В моем кармане зазвонил телефон. Я посмотрела на экран, удивилась и нажала на него.
– Лампа, это вы? – спросил чуть запыхавшийся женский голос.
– Добрый день, Регина Павловна, – ответила я.
– Можете ко мне приехать? – продолжала Львова.
– Что-то случилось?
– Я упала, – коротко сказала пожилая женщина, – головой ударилась. Не сильно, но наложили пару швов. Меня толкнули в метро, сбросили с платформы. Я чудом жива осталась. Но видела, кто это сделал, и могу назвать имя.
– Скоро будем у вас, – пообещала я, снова натягивая куртку.
Домой мы вернулись очень поздно.
– Ты бледная, как привидение, – сказал Макс, когда я вышла из ванной.
– Голова невероятно болит, – прошептала я, – выпила уже четыре таблетки, и никакого толку.
– Попробуй фонарь, который тебе в фирме «Вукс» подарили, – предложил муж.

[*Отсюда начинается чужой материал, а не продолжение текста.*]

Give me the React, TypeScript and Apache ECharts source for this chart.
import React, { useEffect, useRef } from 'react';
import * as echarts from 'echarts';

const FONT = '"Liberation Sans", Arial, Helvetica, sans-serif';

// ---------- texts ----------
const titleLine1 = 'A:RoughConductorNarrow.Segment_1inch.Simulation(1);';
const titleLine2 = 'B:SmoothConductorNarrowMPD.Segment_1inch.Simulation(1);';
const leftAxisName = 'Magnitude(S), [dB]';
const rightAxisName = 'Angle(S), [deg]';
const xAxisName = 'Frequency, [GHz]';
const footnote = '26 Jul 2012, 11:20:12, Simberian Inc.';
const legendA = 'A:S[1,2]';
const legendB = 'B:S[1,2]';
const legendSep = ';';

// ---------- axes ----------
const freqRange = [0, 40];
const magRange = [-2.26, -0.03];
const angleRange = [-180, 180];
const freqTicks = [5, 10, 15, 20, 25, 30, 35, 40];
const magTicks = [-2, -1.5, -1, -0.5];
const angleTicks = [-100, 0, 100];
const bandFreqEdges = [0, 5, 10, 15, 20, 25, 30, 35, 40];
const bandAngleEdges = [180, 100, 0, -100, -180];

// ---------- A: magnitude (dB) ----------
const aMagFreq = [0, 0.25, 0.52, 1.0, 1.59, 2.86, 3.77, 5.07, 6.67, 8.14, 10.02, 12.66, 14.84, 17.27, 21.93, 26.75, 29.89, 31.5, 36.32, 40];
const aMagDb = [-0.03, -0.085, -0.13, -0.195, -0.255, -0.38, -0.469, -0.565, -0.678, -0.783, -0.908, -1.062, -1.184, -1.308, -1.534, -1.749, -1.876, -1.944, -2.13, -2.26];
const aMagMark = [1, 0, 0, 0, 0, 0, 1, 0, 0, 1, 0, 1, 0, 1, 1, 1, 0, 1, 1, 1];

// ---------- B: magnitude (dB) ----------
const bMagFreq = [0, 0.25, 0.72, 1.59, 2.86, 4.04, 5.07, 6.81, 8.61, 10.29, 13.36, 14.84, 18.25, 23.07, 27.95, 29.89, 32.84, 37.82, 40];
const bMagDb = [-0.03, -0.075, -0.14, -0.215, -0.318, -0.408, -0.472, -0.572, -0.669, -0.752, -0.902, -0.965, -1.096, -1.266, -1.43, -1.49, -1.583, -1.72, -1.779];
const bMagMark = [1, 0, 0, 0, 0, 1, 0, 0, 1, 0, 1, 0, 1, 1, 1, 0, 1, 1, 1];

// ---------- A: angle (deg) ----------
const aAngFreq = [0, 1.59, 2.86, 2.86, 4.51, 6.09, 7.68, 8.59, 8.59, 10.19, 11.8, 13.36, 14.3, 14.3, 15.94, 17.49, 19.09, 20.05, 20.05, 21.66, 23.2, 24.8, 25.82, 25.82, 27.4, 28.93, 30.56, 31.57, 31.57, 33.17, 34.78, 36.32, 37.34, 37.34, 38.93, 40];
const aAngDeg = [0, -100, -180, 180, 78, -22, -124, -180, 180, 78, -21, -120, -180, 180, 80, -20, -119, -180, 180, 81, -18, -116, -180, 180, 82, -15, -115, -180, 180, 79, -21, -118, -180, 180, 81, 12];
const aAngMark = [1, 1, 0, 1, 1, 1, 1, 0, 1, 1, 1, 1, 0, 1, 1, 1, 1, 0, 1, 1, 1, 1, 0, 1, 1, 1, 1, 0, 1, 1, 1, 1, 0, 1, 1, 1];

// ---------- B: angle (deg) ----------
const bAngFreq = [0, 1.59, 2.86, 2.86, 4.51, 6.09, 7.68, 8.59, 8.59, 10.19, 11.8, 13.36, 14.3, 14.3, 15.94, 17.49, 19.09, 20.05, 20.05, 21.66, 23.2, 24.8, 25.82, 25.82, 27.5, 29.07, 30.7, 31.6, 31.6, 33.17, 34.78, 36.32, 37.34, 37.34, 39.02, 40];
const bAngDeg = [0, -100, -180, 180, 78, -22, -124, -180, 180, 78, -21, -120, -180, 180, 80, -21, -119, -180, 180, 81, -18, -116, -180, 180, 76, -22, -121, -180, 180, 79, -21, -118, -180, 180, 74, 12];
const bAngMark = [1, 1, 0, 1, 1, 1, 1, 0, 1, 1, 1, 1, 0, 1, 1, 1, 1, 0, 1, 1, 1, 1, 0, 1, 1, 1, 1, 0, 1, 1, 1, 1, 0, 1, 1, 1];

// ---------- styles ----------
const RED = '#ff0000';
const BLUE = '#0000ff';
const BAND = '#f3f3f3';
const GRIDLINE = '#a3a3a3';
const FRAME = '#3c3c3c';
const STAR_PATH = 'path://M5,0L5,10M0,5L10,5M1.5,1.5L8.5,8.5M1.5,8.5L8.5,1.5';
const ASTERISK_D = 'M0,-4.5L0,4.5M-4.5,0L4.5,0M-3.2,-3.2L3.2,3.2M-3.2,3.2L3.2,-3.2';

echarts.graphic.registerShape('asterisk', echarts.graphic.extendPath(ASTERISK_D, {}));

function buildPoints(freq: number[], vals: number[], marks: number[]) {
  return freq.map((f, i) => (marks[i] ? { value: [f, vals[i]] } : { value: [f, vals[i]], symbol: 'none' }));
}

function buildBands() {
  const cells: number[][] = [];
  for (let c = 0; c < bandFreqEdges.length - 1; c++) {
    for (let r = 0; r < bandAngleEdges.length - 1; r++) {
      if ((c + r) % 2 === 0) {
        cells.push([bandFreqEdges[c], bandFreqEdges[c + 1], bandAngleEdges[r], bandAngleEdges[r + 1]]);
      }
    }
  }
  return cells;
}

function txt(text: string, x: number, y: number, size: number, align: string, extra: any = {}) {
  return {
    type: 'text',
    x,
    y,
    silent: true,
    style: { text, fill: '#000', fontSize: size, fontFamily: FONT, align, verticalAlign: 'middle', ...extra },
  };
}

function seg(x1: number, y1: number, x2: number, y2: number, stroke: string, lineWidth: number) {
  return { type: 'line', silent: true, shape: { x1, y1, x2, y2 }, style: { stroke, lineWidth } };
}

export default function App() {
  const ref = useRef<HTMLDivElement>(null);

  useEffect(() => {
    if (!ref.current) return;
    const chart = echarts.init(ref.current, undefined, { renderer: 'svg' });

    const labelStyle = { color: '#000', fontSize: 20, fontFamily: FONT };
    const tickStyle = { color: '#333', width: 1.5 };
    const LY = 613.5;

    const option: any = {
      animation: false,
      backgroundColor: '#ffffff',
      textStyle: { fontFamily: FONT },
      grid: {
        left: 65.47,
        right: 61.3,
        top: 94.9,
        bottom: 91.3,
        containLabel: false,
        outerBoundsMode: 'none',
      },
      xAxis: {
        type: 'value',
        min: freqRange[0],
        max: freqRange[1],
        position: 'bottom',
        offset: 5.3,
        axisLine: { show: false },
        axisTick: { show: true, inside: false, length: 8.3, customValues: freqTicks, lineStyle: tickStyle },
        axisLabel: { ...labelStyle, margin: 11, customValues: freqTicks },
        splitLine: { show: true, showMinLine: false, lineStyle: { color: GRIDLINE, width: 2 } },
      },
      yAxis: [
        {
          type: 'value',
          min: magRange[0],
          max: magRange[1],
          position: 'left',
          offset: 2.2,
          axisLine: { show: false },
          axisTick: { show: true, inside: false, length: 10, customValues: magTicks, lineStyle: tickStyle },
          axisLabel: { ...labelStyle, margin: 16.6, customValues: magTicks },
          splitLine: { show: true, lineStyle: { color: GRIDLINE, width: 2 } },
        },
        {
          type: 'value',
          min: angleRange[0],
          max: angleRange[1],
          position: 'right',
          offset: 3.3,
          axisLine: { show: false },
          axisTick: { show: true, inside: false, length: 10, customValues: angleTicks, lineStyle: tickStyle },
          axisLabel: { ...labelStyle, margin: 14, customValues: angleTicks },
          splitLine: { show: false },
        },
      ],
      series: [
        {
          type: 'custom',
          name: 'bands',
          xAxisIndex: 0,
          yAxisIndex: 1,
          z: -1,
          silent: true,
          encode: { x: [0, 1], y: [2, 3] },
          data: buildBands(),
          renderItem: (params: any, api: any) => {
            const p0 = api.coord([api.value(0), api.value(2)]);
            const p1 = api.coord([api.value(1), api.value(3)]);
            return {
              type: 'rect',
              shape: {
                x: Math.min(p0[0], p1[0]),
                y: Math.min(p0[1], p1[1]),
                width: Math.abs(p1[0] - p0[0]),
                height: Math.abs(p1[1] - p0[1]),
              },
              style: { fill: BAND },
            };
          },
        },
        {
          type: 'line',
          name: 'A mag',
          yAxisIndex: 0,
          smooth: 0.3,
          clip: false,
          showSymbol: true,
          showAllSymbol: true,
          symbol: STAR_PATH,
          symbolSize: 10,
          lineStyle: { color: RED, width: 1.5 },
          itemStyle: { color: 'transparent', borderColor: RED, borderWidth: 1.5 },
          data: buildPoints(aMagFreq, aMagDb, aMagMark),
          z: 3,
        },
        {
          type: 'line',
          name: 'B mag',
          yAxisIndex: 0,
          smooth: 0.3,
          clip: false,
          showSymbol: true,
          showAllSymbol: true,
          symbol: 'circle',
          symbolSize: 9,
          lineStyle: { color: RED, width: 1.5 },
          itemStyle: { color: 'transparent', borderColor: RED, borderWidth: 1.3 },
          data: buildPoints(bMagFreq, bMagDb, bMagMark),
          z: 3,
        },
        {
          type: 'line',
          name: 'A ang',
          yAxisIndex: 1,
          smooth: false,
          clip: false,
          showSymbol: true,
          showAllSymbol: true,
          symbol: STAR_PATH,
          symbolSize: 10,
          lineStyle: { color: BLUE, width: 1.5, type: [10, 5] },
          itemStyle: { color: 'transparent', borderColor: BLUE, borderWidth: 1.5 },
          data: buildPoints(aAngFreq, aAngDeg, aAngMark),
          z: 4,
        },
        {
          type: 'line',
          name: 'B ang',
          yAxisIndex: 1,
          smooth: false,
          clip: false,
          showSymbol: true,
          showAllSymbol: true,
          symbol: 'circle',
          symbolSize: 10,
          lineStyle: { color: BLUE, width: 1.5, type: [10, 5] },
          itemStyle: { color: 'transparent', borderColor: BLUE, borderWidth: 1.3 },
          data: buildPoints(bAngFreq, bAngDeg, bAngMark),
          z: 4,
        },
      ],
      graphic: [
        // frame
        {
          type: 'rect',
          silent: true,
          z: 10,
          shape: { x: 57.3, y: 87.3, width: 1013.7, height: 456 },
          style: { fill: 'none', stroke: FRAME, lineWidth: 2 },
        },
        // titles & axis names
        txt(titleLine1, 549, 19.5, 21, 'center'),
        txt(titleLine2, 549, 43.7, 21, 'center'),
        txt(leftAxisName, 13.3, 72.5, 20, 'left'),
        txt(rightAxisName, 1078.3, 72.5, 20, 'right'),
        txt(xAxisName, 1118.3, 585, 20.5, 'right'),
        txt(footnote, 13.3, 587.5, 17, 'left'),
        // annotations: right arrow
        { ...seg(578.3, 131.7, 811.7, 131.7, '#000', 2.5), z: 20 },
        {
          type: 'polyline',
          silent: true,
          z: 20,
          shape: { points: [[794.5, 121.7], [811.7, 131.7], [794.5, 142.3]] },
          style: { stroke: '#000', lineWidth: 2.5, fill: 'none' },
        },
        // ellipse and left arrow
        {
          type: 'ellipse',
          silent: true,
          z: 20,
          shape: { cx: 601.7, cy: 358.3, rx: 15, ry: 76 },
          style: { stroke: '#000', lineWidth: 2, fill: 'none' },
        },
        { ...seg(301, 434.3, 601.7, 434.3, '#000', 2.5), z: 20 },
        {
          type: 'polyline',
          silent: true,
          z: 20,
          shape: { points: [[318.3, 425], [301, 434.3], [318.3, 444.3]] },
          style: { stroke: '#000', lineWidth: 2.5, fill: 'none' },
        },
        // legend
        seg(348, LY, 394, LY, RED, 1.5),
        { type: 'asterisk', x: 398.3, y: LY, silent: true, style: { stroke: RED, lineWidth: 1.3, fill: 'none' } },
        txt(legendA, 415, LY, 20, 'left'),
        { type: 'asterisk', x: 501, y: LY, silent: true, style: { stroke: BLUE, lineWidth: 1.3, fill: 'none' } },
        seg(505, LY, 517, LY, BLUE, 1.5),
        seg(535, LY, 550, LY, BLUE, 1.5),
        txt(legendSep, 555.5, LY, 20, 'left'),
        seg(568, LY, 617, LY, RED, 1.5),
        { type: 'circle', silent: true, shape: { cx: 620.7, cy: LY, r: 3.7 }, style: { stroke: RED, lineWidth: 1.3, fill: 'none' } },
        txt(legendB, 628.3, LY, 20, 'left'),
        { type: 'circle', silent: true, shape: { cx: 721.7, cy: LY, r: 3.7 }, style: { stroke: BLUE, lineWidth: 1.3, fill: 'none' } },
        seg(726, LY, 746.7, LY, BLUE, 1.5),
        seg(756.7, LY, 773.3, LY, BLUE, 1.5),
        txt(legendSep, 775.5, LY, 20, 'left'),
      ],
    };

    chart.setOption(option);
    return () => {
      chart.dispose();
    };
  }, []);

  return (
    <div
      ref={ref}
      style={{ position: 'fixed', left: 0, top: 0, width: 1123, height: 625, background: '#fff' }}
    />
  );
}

– Хорошая идея, – кивнула я. – Можешь его зарядить?
Утром я проснулась совершенно здоровая и сказала мужу:
– Просто волшебный ночник!
– И пахнет очень приятно, – согласился супруг. – Давай только поставим его не на тумбочку, а на консоль. Боюсь, ты ночью можешь ненароком его скинуть, ведь часто во сне руками двигаешь.
Муж взял в руки ночник.
– О, смотри, ножки-то столешницу поцарапали!
– Да, и правда, – сказала я и задумалась. – Где-то такие же следы мне на глаза попадались… Вспомнила!!!